While we should see a change in what winning means (limited objectives), that change will be short-lived in the grand scheme of history. This does not mean a fundamental change to war - this will be a temporary blip in how we do business. This is where Slaughter and I disagree. At some point in the future we'll engage in a large-scale ground war and probably with convoluted and poorly expressed objectives; to think otherwise is pure fantasy. Until then we should think of (decisively!) influencing those we need to and not defeating them in the sense we've been thinking of these past 10 years. If you're reading this and thinking to yourself "no shit we're going to have less resources and will rely on more limited objectives," I urge you to think about the implications of this as we look to extricate ourselves out of Afghanistan and what "winning" is going to look like there in the midst of a U.S. defense drawdown. Winning there in 2014 is going to require some hyper-contortionism to ISAF's mission statement between now and then. So yeah, we're going to have to redefine victory.

Thursday, September 1, 2011

Trombly and Foust on R2P, sovereignty, Libya, and a rational basis for U.S. foreign policy

I haven't had time to write about this subject (though if you follow me on Twitter it should be plain that I have strong feelings about it), but Dan Trombly and Josh Foust are absolutely killing it on Libya and the so-called "responsibility to protect."

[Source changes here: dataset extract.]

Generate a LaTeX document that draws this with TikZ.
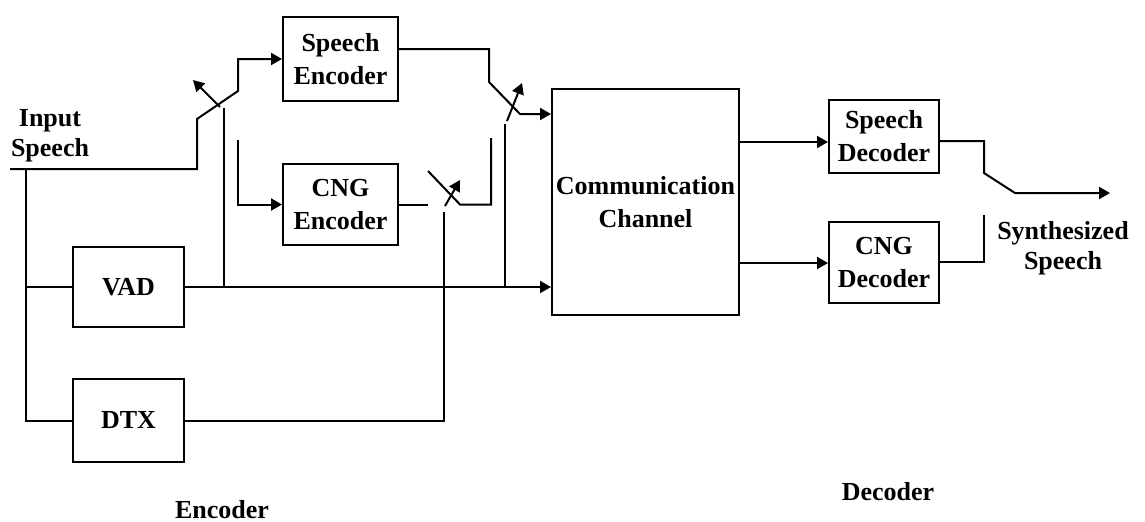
\documentclass[tikz,border=0pt]{standalone}
\usepackage{fontspec}
\setmainfont{Liberation Serif}
\usetikzlibrary{arrows.meta}
\begin{document}
\begin{tikzpicture}[x=0.5pt,y=-0.5pt,
  line width=1pt, line join=miter,
  arr/.style={-{Triangle[length=5.5pt,width=6pt]}},
  blk/.style={draw, rectangle, inner sep=0pt, align=center,
              font=\fontsize{13}{16.5}\selectfont\bfseries},
  lbl/.style={inner sep=0pt, align=center,
              font=\fontsize{13}{15}\selectfont\bfseries}]
\useasboundingbox (0,0) rectangle (1145,521);

% blocks
\node[blk, minimum width=57.5pt, minimum height=42pt]   (se)  at (340.5,59)    {Speech\\Encoder};
\node[blk, minimum width=57.5pt, minimum height=40.5pt] (ce)  at (340.5,204.5) {CNG\\Encoder};
\node[blk, minimum width=55.5pt, minimum height=40pt]   (vad) at (128.5,287)   {VAD};
\node[blk, minimum width=55.5pt, minimum height=41.5pt] (dtx) at (128.5,420.5) {DTX};
\node[blk, minimum width=93.5pt, minimum height=113pt]  (cc)  at (645.5,202)   {Communication\\Channel};
\node[blk, minimum width=55pt, minimum height=36.5pt]   (sd)  at (884,136.5)   {Speech\\Decoder};
\node[blk, minimum width=55pt, minimum height=40.5pt]   (cd)  at (884,262.5)   {CNG\\Decoder};

% labels
\node[lbl] (inlbl)  at (50,136)   {Input\\Speech};
\node[lbl] (outlbl) at (1063,248) {Synthesized\\Speech};
\node[lbl, anchor=base] (enclbl) at (222,518) {Encoder};
\node[lbl, anchor=base] (declbl) at (888,500) {Decoder};

\coordinate (in)  at (10,169);
\coordinate (out) at (1110,193);

% input path through the speech switch
\draw[arr] (in) -- (197,169) -- (197,119) -- (238,91) -- (238,59) -- (se.west);
\draw (26,169) |- (dtx.west);
\draw (26,287) -- (vad.west);

% VAD line to the channel and its control taps
\draw[arr] (vad.east) -- (cc.west |- vad.east);
\draw (224,287) -- (224,108);
\draw[arr] (220,107) -- (193,80);
\draw (505,287) -- (505,124);
\draw[arr] (507,121) -- (522,83);

% CNG encoder branch
\draw[arr] (238,140) |- (ce.west);
\draw (ce.east) -- (428,204.5);
\draw (428,171) -- (460,204.5) -- (491,204.5) -- (491,138);

% DTX control of the CNG switch
\draw (dtx.east) -- (444,420.5) -- (444,212);
\draw[arr] (445,206) -- (460,180);

% speech encoder output through its switch
\draw[arr] (se.east |- 0,49) -- (489,49) -- (489,82) -- (520,114) -- (cc.west |- 0,114);

% decoder side
\draw[arr] (cc.east |- 0,142) -- (sd.west |- 0,142);
\draw[arr] (cc.east |- 0,263) -- (cd.west |- 0,263);
\draw[arr] (sd.east |- 0,141) -- (984,141) -- (984,173) -- (1015,193) -- (out);
\draw (cd.east |- 0,262) -- (984,262) -- (984,215);
\end{tikzpicture}
\end{document}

First, see Anne-Marie Slaughter at The Atlantic.

Now read Foust at PBS Need to Know.

And finally, check out Trombly's comprehensive take-down of R2P opportunism at Slouching Towards Columbia.

I like Anne-Marie Slaughter -- I think she's charismatic and engaging, and her enthusiasm to correspond with analysts and students on Twitter is an admirable example for other policy big-wigs to emulate. But Foust and Trombly are so effective in categorically dismantling the philosophical and logical foundations of her argument that the reasonably-minded can only lament their comparative distance from the levers of power.

(It seems like an appropriate time to offer this aside: Dan Trombly is a freaking superstar. I don't know the guy personally, but if this kid spends his 20s making copies for the Michael O'Hanlons of the world, it will be a damned tragedy. It's depressing to consider how completely the so-called "foreign policy establishment" is walled off to original thinking, but I hope he gets an opportunity to do meaningful work. Read his blog. Every day. (No, seriously.))

Don't expect much from me over the long weekend, as I'll be on a train to New York this afternoon. (Hopefully I can get through the last 300-ish pages of The Makers of Modern Strategy, but I'm not holding out a ton of hope.)